Due to the complexity of its matrix, VOC profiling can be challenging, as biological and chemical factors can alter conditions over time. Therefore, a cost-effective, robust, and sensitive technique that can be used either in situ or ex situ, without the need for solvents, would be very effective in monitoring soil health. In recent years, a push for more sustainable alternative techniques has seen an increase in the use of sorptive extraction.^3,4,5 This technique removes the need for solvents, aligning with goals 1 (prevent waste) and 5 (use safer solvents and reaction conditions) of the 12 green chemistry principles.⁶

Using VOC profiles to understand soil quality

Dr Rob Brown, a biogeochemist in the Ecosystems and Environment group at the University of Bangor, UK, has shed light on this topic in a recent publication.⁷ In this study, the group looked at three soil treatments that were simulated to mimic 'good', 'medium' and 'poor' soil quality in order to determine if VOC profiles changed when soil quality is altered. The soil treatments were simulated as follows: 'Good' treatment was 5% soil improver (1:2 w/w soil improver: soil), medium had no amendment, and poor had a 5% grass residue loading saturated with river water to create anaerobic conditions. They found that poor quality soil had the most diverse VOC profile, with a higher concentration of aromatic, carboxylic acid and sulfur compounds that can have a negative impact on plants in high concentrations, especially on the plants' root systems.⁸

In comparison, a higher number of aldehydes were detected in the good and medium quality soils, so they could be used as potential markers of quality for each of the treatments. Moreover, certain compounds unique to the 'poor' quality soil correlated with potential issues with the soil health, such as 2-methyl-1H-indole, which is highly toxic to microorganisms; 2-methylpyridine, which is a bacterial and fungal secondary metabolite; and aniline, which is used in the synthesis of herbicides.⁷ These findings highlight the potential of VOC profiling as a marker for soil quality, with specific compounds indicating the health of the soil.

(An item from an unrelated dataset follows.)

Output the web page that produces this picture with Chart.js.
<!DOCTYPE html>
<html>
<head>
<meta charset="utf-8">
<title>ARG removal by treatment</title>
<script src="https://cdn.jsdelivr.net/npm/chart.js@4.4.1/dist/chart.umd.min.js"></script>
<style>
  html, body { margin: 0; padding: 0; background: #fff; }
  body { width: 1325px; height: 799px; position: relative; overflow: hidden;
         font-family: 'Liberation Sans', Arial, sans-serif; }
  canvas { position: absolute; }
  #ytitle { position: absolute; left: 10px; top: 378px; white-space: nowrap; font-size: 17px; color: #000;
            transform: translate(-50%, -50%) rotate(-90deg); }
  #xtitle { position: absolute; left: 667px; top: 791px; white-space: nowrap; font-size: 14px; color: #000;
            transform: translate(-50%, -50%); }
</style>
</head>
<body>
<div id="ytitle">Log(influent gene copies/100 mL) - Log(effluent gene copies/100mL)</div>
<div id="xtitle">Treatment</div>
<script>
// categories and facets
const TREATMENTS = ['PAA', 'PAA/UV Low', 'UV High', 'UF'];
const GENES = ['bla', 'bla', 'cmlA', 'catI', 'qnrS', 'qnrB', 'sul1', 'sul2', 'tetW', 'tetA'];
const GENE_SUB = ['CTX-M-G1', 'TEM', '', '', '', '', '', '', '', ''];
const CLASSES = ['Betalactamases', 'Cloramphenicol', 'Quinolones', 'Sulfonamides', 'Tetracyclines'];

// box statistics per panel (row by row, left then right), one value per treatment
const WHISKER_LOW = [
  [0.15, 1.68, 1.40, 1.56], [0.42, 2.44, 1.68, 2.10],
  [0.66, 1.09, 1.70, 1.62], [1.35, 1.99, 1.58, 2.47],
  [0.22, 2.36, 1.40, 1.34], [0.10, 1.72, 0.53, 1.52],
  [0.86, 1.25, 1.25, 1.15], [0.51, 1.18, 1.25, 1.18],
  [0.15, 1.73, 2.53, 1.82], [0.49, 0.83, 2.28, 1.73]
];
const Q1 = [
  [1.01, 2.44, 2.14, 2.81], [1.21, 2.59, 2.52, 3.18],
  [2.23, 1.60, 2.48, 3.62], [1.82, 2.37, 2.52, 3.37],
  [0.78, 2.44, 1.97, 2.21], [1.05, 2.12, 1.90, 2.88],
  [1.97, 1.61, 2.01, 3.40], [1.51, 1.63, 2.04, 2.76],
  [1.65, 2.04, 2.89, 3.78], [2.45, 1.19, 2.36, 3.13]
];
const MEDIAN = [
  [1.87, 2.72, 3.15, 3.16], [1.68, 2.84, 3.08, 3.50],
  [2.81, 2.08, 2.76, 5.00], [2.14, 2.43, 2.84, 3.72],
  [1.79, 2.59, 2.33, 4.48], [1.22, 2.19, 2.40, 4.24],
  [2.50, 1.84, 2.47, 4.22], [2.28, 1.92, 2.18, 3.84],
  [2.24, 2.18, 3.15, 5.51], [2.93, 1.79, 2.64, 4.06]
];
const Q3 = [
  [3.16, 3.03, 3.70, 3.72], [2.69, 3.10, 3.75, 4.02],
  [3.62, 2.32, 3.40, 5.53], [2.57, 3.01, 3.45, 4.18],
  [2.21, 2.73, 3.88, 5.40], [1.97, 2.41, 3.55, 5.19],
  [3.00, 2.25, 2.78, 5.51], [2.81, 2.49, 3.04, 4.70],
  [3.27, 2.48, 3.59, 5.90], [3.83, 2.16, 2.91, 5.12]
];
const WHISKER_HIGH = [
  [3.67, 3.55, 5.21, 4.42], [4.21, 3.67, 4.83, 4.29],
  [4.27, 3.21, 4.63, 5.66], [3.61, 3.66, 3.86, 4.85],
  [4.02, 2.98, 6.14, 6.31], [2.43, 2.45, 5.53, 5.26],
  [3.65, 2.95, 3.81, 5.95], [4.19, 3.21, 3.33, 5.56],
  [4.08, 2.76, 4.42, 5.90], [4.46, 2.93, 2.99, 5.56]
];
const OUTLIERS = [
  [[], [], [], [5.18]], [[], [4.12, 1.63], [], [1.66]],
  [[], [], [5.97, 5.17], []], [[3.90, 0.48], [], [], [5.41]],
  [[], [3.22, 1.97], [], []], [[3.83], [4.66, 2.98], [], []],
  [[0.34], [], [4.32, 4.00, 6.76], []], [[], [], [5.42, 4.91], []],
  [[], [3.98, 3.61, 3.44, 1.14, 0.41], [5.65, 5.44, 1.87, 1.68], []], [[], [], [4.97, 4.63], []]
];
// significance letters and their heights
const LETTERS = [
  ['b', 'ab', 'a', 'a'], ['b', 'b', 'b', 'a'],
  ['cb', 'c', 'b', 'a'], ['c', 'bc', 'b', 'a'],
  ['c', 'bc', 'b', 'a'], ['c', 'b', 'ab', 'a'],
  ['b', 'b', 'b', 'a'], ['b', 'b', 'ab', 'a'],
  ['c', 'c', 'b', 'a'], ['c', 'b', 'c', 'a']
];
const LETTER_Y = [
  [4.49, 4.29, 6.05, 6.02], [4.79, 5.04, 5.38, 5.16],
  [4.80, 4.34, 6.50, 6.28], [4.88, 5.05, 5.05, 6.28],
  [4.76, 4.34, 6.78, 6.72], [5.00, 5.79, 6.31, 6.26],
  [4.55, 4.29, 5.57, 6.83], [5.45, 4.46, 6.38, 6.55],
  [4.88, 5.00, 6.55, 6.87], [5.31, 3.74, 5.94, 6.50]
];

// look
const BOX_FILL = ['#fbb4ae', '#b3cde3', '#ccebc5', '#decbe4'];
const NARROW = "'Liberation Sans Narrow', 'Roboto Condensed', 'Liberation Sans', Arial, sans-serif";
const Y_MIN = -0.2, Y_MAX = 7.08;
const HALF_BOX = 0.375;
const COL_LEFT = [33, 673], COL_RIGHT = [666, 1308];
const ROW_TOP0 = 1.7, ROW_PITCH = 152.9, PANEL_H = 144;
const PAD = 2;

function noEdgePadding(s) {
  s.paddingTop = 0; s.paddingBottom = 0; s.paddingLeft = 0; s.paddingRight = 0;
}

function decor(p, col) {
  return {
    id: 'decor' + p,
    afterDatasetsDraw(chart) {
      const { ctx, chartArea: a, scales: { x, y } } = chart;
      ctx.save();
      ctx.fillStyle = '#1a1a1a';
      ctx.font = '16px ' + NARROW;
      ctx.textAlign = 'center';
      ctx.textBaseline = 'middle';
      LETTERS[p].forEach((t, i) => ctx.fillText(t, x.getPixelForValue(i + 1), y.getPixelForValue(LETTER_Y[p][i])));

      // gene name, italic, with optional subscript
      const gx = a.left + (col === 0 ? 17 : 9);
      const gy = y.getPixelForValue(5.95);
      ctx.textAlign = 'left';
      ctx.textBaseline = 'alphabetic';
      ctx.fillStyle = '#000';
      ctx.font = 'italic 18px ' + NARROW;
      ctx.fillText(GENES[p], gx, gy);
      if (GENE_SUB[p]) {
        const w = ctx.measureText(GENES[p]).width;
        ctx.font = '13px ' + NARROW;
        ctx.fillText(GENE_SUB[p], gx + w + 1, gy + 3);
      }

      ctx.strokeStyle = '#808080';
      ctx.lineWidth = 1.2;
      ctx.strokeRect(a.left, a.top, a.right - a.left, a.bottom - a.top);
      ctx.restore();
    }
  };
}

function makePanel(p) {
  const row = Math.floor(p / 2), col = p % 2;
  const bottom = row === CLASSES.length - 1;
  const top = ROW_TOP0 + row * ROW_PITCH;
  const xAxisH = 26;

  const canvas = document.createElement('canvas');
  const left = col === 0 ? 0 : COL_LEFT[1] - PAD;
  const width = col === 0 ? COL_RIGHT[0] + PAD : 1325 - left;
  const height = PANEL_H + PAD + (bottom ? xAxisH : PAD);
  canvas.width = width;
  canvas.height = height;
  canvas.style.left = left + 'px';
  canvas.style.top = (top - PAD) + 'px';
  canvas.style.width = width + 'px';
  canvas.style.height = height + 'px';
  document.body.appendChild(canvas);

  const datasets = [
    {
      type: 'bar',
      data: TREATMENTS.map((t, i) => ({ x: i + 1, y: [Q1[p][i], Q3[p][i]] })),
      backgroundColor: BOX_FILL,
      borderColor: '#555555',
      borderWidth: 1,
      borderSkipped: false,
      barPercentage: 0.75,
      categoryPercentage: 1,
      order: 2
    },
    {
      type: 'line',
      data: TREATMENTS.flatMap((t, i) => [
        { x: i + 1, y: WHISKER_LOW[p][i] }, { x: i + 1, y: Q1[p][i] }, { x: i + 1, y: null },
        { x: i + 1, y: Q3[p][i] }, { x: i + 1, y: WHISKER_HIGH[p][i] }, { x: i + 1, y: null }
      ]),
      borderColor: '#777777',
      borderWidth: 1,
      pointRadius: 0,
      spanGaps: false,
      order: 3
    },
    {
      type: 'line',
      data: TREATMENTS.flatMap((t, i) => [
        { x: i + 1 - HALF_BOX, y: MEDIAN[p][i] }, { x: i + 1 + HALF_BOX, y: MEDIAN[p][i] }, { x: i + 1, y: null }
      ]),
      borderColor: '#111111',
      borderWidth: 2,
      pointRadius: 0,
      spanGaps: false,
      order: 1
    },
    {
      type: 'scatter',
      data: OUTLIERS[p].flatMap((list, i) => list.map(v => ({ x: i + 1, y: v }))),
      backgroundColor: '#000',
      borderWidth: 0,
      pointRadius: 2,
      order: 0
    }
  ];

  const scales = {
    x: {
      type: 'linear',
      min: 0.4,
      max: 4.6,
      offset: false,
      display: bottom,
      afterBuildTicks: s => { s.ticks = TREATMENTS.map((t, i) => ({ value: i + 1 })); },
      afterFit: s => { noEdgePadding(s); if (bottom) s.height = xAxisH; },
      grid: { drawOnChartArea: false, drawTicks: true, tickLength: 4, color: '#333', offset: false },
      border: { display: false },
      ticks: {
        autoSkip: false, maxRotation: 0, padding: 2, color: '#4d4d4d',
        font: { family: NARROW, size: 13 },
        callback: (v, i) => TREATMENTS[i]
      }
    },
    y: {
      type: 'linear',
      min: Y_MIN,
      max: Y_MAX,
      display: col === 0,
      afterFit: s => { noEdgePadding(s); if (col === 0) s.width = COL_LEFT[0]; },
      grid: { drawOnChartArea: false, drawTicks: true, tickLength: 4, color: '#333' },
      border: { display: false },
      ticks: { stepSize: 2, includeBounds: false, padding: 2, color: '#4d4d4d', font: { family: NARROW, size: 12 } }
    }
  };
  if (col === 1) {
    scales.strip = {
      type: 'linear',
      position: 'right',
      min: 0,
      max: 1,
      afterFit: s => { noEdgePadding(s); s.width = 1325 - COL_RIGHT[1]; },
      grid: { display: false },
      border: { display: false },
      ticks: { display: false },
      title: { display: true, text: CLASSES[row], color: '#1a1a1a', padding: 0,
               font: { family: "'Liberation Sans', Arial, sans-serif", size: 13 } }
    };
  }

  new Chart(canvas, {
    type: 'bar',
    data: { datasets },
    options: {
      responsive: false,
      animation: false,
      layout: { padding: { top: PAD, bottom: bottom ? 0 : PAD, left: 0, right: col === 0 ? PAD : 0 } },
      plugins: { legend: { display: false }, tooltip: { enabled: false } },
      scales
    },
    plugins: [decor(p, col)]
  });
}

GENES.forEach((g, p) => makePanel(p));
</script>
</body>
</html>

Profiling VOC emissions from soil: comparison of solvent-free extraction techniques

The extraction techniques used by the team at the University of Bangor to profile the soil were sorptive extraction, specifically solid phase microextraction (SPME), SPME with multi-step enrichment (MSE^®), and high-capacity sorptive extraction (HiSorb™). With SPME, analytes are preconcentrated onto a sorptive phase. MSE allows multiple SPME extractions from the same sample to be taken, stacked on a sorbent-packed focusing trap, and analysed in a single GC injection. The sampling mechanism of HiSorb has the same premise as SPME but with a higher phase capacity and surface area, allowing an increase in the number and abundance of analytes extracted.

Dr Brown found that recovery of key analytes was substantially improved using SPME-MSE, extracting an increased 455% total peak area yield compared with a single SPME extraction.⁷ He also found that both SPME-MSE and HiSorb (using a polyacrylate (PA) phase and PDMS-only phase respectively) detected either an equal or greater number of compounds with varying functional groups across all treatments when compared with single extraction SPME, and were also able to extract compounds unique to the extraction media. These included furfural, a compound used for synthesis of inks, plastics, fungicides⁸ and 2-methylbutanal, a common plant metabolite.⁹

Overall, HiSorb and SPME-MSE improved sensitivity and analyte range compared to a single SPME extraction across all treatments, delivering a more comprehensive soil profile and highlighting potential markers that could be able to determine soil health. HiSorb provides potential for further work via in situ sampling, essential for accounting for the dynamic influence of environmental factors over time, offering a more representative and holistic understanding of soil conditions.